En su nuevo libro, Homo Deus (Debate), Yuval Noah Harari incide en la idea de que los humanos funcionamos siguiendo algoritmos complejos. Me encantaría que los científicos a los que cita estuvieran equivocados, quiero pensar que somos mucho más que una fórmula matemática, pero la realidad es tozuda y hay ocasiones en las que nos empeñamos en dar muestras de nuestra previsibilidad. Si juzgamos el comportamiento colectivo puede que sí que nos estemos limitando a ejecutar algoritmos, pero muy simples, ni siquiera complejos.
Como explica el autor en la continuación de Sapiens, para gran parte de la humanidad la guerra, la peste y el hambre han dejado de ser un problema. Según su tesis, ahora nos toca preocuparnos por la felicidad, la vida eterna y nuestra posición respecto a Dios. Empezamos a dejar atrás el humanismo sin que aún esté claro qué lo sustituirá.
El futuro dependerá más que nunca, según el autor, de la capacidad de generar ficciones nuevas, espacios intersubjetivos que reconfiguren una vez más la sociedad en la que vivimos. Si esto es así, habrá una elite que imponga su nuevo relato y una mayoría de segundones a su servicio. Vamos, como hasta ahora, pero con la diferencia de que la nueva clase dirigente podrá permitirse cosas como buscar la felicidad y vivir eternamente (siempre y cuando no les atropelle un camión) ejerciendo de dioses con respecto al resto, que serán en la práctica una raza inferior al no tener el mismo acceso a los avances científicos y tecnológicos. Una cuestión de precio.
De momento, en foros como Davos, ya se está elaborando una nueva ficción. Los máximos dirigentes del orbe insisten cada vez que se reúnen en demonizar las humanidades, ya que alertan de que quienes no estudien en el futuro especialidades técnicas serán carne de paro. El plan no es malo. Si el personal de a pie se olvida del arte y la filosofía lo tendrá crudo para elaborar cualquier ficción, tendrá que limitarse a ejecutar algoritmos cuyo objetivo e intencionalidad han diseñado otros.

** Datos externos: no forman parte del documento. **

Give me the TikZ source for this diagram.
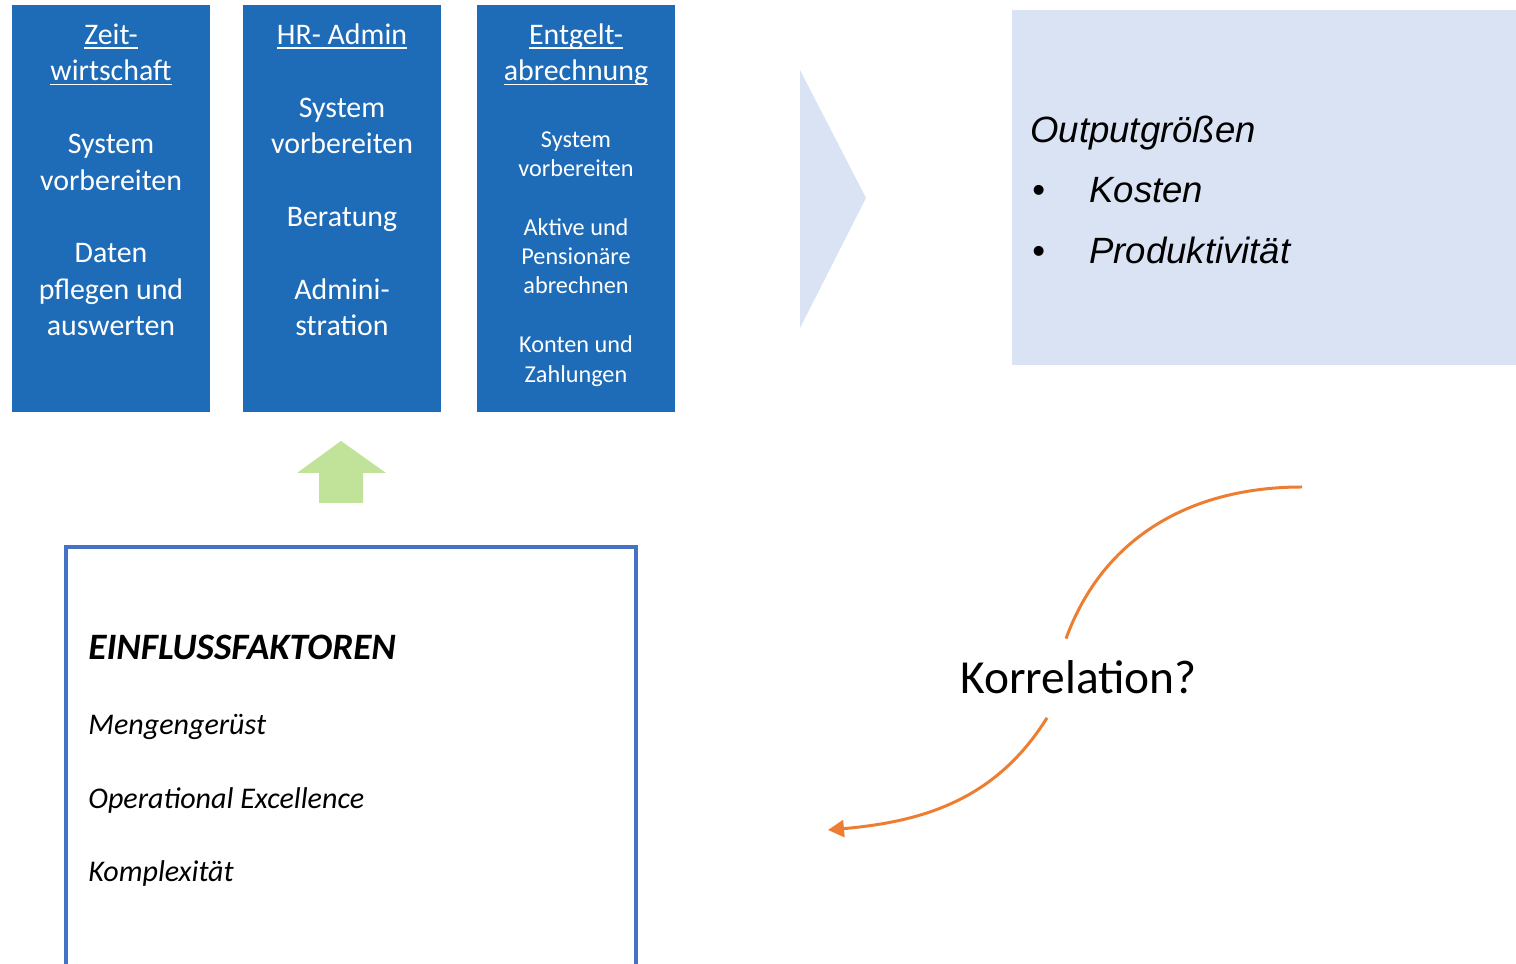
\documentclass[tikz,border=0pt]{standalone}
\usepackage{fontspec}
\setmainfont{Carlito}
\newfontfamily\arialfont{Liberation Sans}
\usetikzlibrary{arrows.meta,positioning,calc}
\usepackage{xcolor}
\definecolor{boxblau}{RGB}{30,107,184}
\definecolor{hellblau}{RGB}{218,227,243}
\definecolor{rahmenblau}{RGB}{68,114,196}
\definecolor{pfeilgruen}{RGB}{192,226,153}
\definecolor{korrorange}{RGB}{237,125,49}
\newcommand{\unterstr}[1]{\setbox0\hbox{#1}\rlap{\rule[-2.6pt]{\wd0}{1pt}}\box0}

\begin{document}
\begin{tikzpicture}[
    fach/.style={fill=boxblau,minimum width=3.96cm,minimum height=8.14cm,inner sep=0pt},
    fachtext/.style={anchor=north,inner sep=0pt,align=center,text=white,font=\fontsize{17}{20.7}\selectfont},
    kleintext/.style={anchor=north,inner sep=0pt,align=center,text=white,font=\fontsize{13.8}{16.7}\selectfont},
    ausgabe/.style={anchor=base west,inner sep=0pt,font=\arialfont\itshape\fontsize{20.8}{24}\selectfont},
    faktor/.style={anchor=base west,inner sep=0pt,font=\itshape\fontsize{17.1}{20.7}\selectfont},
    korr/.style={draw=korrorange,line width=1.7pt}
  ]
    \useasboundingbox (0,0) rectangle (30.32,19.26);
    \clip (0,0) rectangle (30.32,19.26);

    % Prozess-Saeulen
    \node[fach] (zeit) at (2.22,15.09) {};
    \node[fach] (hradmin) at (6.84,15.09) {};
    \node[fach] (entgelt) at (11.52,15.09) {};
    \node[fachtext] (zeittext) at ([yshift=-0.28cm]zeit.north)
      {\strut\unterstr{Zeit-}\\\unterstr{wirtschaft}\\[0.73cm]System\\vorbereiten\\[0.73cm]Daten\\pflegen und\\auswerten};
    \node[fachtext] (hrtext) at ([yshift=-0.28cm]hradmin.north)
      {\strut\unterstr{HR- Admin}\\[0.73cm]System\\vorbereiten\\[0.73cm]Beratung\\[0.73cm]Admini-\\stration};
    \node[fachtext] (entgelttitel) at ([yshift=-0.28cm]entgelt.north)
      {\strut\unterstr{Entgelt-}\\\unterstr{abrechnung}};
    \node[kleintext] (entgelttext) at ([yshift=-2.43cm]entgelt.north)
      {\strut System\\vorbereiten\\[0.59cm]Aktive und\\Pensionäre\\abrechnen\\[0.59cm]Konten und\\Zahlungen};

    % Chevron
    \fill[hellblau] (16.0,17.86) -- (17.32,15.30) -- (16.0,12.70) -- cycle;

    % Outputgroessen
    \node[fill=hellblau,minimum width=10.08cm,minimum height=7.1cm,inner sep=0pt] (output) at (25.28,15.51) {};
    \node[ausgabe] (outtitel) at (20.6,16.41) {Outputgrößen};
    \node[ausgabe,font=\arialfont\fontsize{20.8}{24}\selectfont] (punkt1) at (20.64,15.21) {•};
    \node[ausgabe] (kosten) at (21.78,15.21) {Kosten};
    \node[ausgabe,font=\arialfont\fontsize{20.8}{24}\selectfont] (punkt2) at (20.64,13.99) {•};
    \node[ausgabe] (produkt) at (21.78,13.99) {Produktivität};

    % Gruener Pfeil
    \fill[pfeilgruen] (6.82,10.44) -- (7.72,9.80) -- (7.26,9.80) -- (7.26,9.20) -- (6.38,9.20) -- (6.38,9.80) -- (5.94,9.80) -- cycle;

    % Einflussfaktoren
    \node[draw=rahmenblau,line width=2.3pt,minimum width=11.4cm,minimum height=9.06cm,inner sep=0pt] (einfluss) at (7.02,3.79) {};
    \node[faktor,font=\bfseries\itshape\fontsize{21.2}{24}\selectfont] (titel) at (1.76,6.06) {EINFLUSSFAKTOREN};
    \node[faktor] (menge) at (1.76,4.56) {Mengengerüst};
    \node[faktor] (opex) at (1.76,3.08) {Operational Excellence};
    \node[faktor] (komplex) at (1.76,1.62) {Komplexität};

    % Korrelation
    \node[font=\fontsize{27}{32}\selectfont,text height=0.63cm,text depth=0cm,inner sep=0.47cm,anchor=base] (corr) at (21.57,5.38) {Korrelation?};
    \coordinate (korrstart) at (26.04,9.52);
    \coordinate (korrende) at (16.56,2.66);
    \draw[korr] (korrstart) to[out=180,in=70] ([xshift=-0.25cm]corr.north);
    \draw[korr,-{Triangle[length=0.32cm,width=0.34cm]}] ([xshift=-0.63cm]corr.south) to[out=238,in=5] (korrende);
  \end{tikzpicture}
\end{document}
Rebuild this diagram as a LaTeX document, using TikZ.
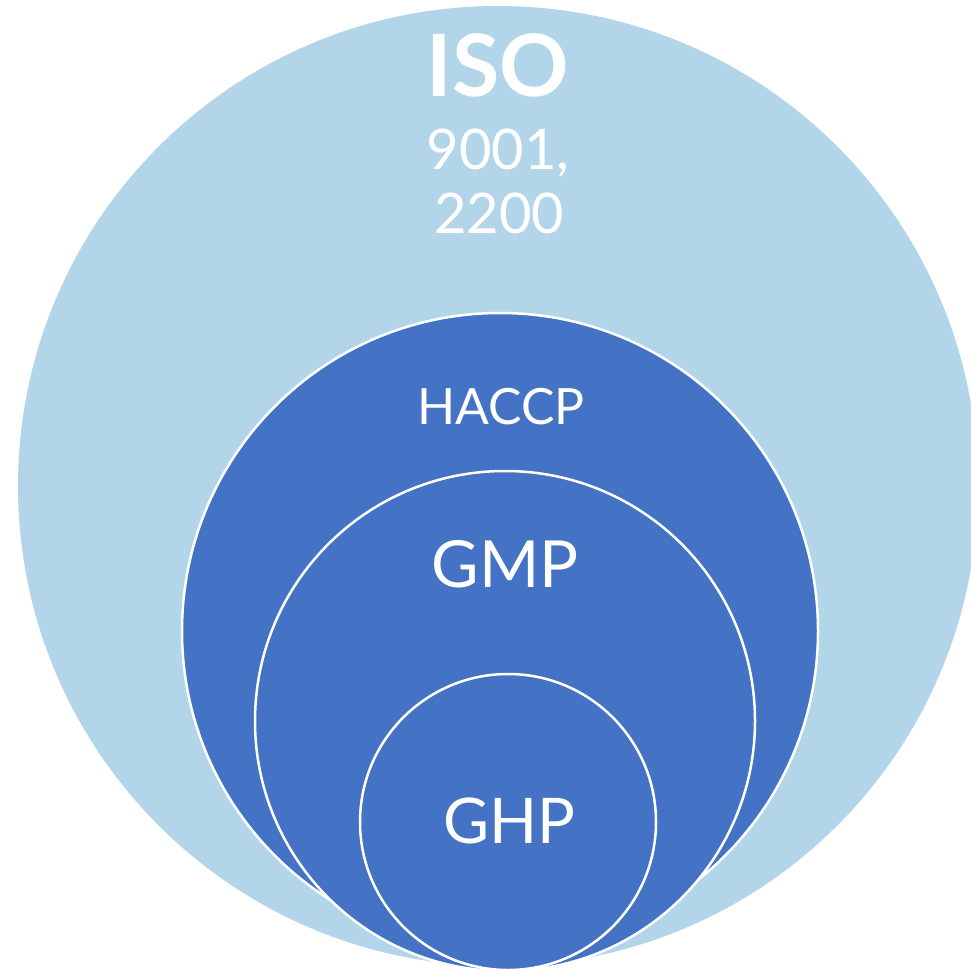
\documentclass[tikz,border=0pt]{standalone}
\usepackage{fontspec}
\setmainfont{Lato}
\definecolor{lightring}{HTML}{B3D5EA}
\definecolor{darkring}{HTML}{4472C4}
\begin{document}
\begin{tikzpicture}[x=1pt,y=-1pt,
  ring/.style={fill=darkring,draw=white,line width=2.5pt},
  lbl/.style={text=white,anchor=base,inner sep=0pt}]
\useasboundingbox (0,0) rectangle (971,971);
\clip (0,0) rectangle (971,971);
\fill[lightring] (498,486) circle[radius=480];
\draw[ring] (500,631) circle[radius=318];
\draw[ring] (505,721) circle[radius=250];
\draw[ring] (508,822) circle[radius=148];
\node[lbl,font=\fontsize{86}{86}\selectfont\bfseries] (iso) at (498,97) {ISO};
\node[lbl,font=\fontsize{56}{56}\selectfont] (n1) at (498,169) {9001,};
\node[lbl,font=\fontsize{56}{56}\selectfont] (n2) at (499,233) {2200};
\node[lbl,font=\fontsize{50}{50}\selectfont] (haccp) at (501,424) {HACCP};
\node[lbl,font=\fontsize{65}{65}\selectfont] (gmp) at (505,587) {GMP};
\node[lbl,font=\fontsize{63}{63}\selectfont] (ghp) at (509,843) {GHP};
\end{tikzpicture}
\end{document}
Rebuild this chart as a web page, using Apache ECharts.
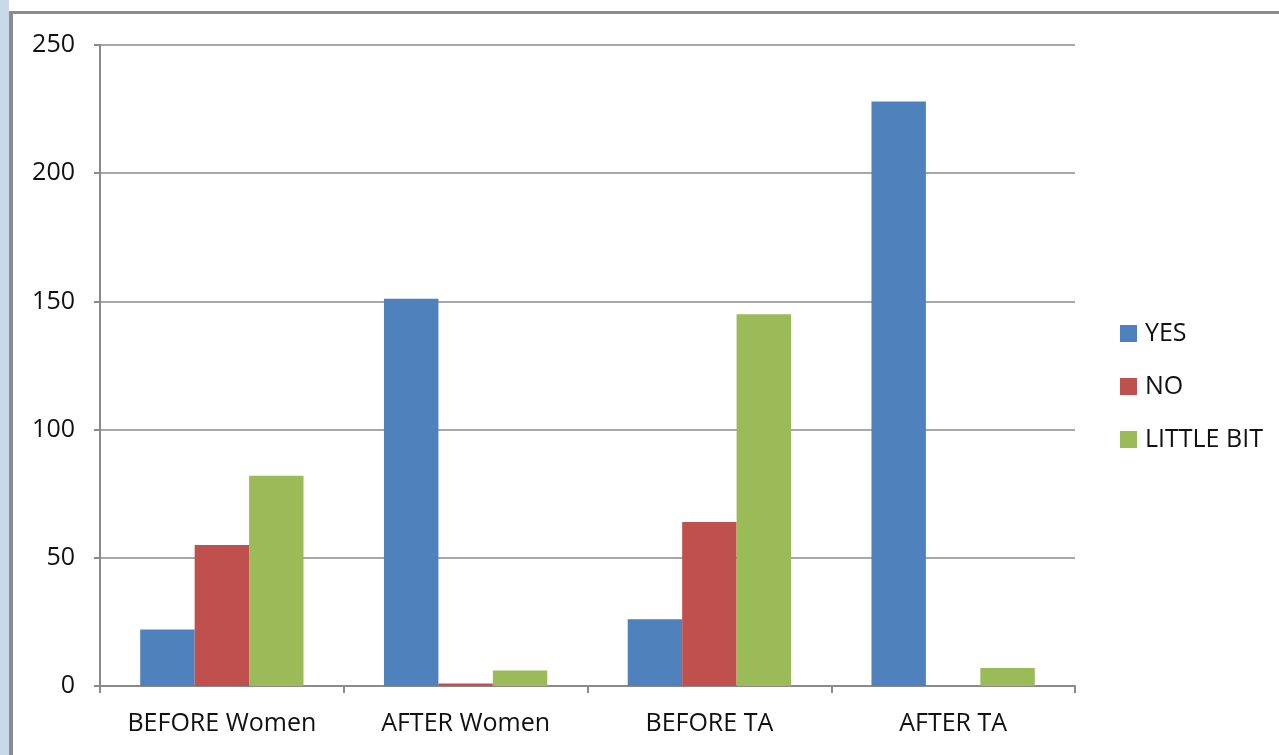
<!DOCTYPE html>
<html>
<head>
<meta charset="utf-8">
<script src="https://cdn.jsdelivr.net/npm/echarts@6/dist/echarts.min.js"></script>
<style>
  html, body { margin: 0; padding: 0; background: #ffffff; }
  #chart { width: 1279px; height: 755px; }
</style>
</head>
<body>
<div id="chart"></div>
<script>
// Survey responses before and after, grouped by audience
const categories = ['BEFORE Women', 'AFTER Women', 'BEFORE TA', 'AFTER TA'];
const seriesNames = ['YES', 'NO', 'LITTLE BIT'];
const yesValues = [22, 151, 26, 228];
const noValues = [55, 1, 64, 0];
const littleBitValues = [82, 6, 145, 7];
const yTicks = [0, 50, 100, 150, 200, 250];

const colors = ['#4f81bd', '#c0504d', '#9bbb59'];
const fontFamily = '"Open Sans", "Noto Sans", sans-serif';
const axisGray = '#8a8a8a';
const textColor = '#111111';

const chart = echarts.init(document.getElementById('chart'), null, { renderer: 'canvas' });

const makeBar = (name, values, color) => ({
  name: name,
  type: 'bar',
  data: values,
  barGap: '0%',
  barCategoryGap: '33%',
  itemStyle: { color: color },
  emphasis: { disabled: true }
});

chart.setOption({
  animation: false,
  backgroundColor: '#ffffff',
  color: colors,
  graphic: [
    // window frame on the left and top
    { type: 'rect', left: 0, top: 0, shape: { width: 9, height: 755 }, style: { fill: '#c9d9ea' }, silent: true },
    { type: 'rect', left: 9, top: 11, shape: { width: 4, height: 744 }, style: { fill: '#8c8c8c' }, silent: true },
    { type: 'rect', left: 9, top: 11, shape: { width: 1270, height: 3 }, style: { fill: '#8c8c8c' }, silent: true }
  ],
  grid: { left: 100, right: 204, top: 45, bottom: 69, containLabel: false },
  legend: {
    data: seriesNames,
    orient: 'vertical',
    left: 1115,
    top: 316,
    icon: 'rect',
    itemWidth: 17,
    itemHeight: 17,
    itemGap: 28,
    textStyle: { fontFamily: fontFamily, fontSize: 25, lineHeight: 25, color: textColor, padding: [0, 0, 0, 3] }
  },
  xAxis: {
    type: 'category',
    data: categories,
    axisLine: { show: true, lineStyle: { color: axisGray, width: 2 } },
    axisTick: { show: true, alignWithLabel: false, interval: 0, length: 7, lineStyle: { color: axisGray, width: 2 } },
    axisLabel: { interval: 0, hideOverlap: false, margin: 25, fontFamily: fontFamily, fontSize: 25, color: textColor }
  },
  yAxis: {
    type: 'value',
    min: yTicks[0],
    max: yTicks[yTicks.length - 1],
    interval: yTicks[1] - yTicks[0],
    axisLine: { show: true, lineStyle: { color: axisGray, width: 2 } },
    axisTick: { show: true, length: 6, lineStyle: { color: axisGray, width: 2 } },
    splitLine: { show: true, lineStyle: { color: axisGray, width: 1.5 } },
    axisLabel: { margin: 25, fontFamily: fontFamily, fontSize: 25, color: textColor }
  },
  series: [
    makeBar(seriesNames[0], yesValues, colors[0]),
    makeBar(seriesNames[1], noValues, colors[1]),
    makeBar(seriesNames[2], littleBitValues, colors[2])
  ]
});
</script>
</body>
</html>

Puede que ya estemos en esa fase. Si un individuo A expresa públicamente una posición que compartimos y que ataca a B sobre un tema absolutamente trivial, nos sumaremos a su indignación y, en poco tiempo, formaremos parte de una turba que transformará lo irrelevante en un debate a vida o muerte. A esto lo acabo de bautizar como el algoritmo de la indignación estúpida, la regla que seguimos para convertir cada día una tontería o varias en tendencia. Mientras discutimos estupideces en las redes sociales, otros hacen caja. Necesito un matemático que me ayude a expresar mejor la fórmula, pero creo que es un ejemplo de dónde nos encontramos en esta etapa de transición entre un presente desbocado y un futuro cuyos peligros y ventajas desconocemos. Seguimos algoritmos.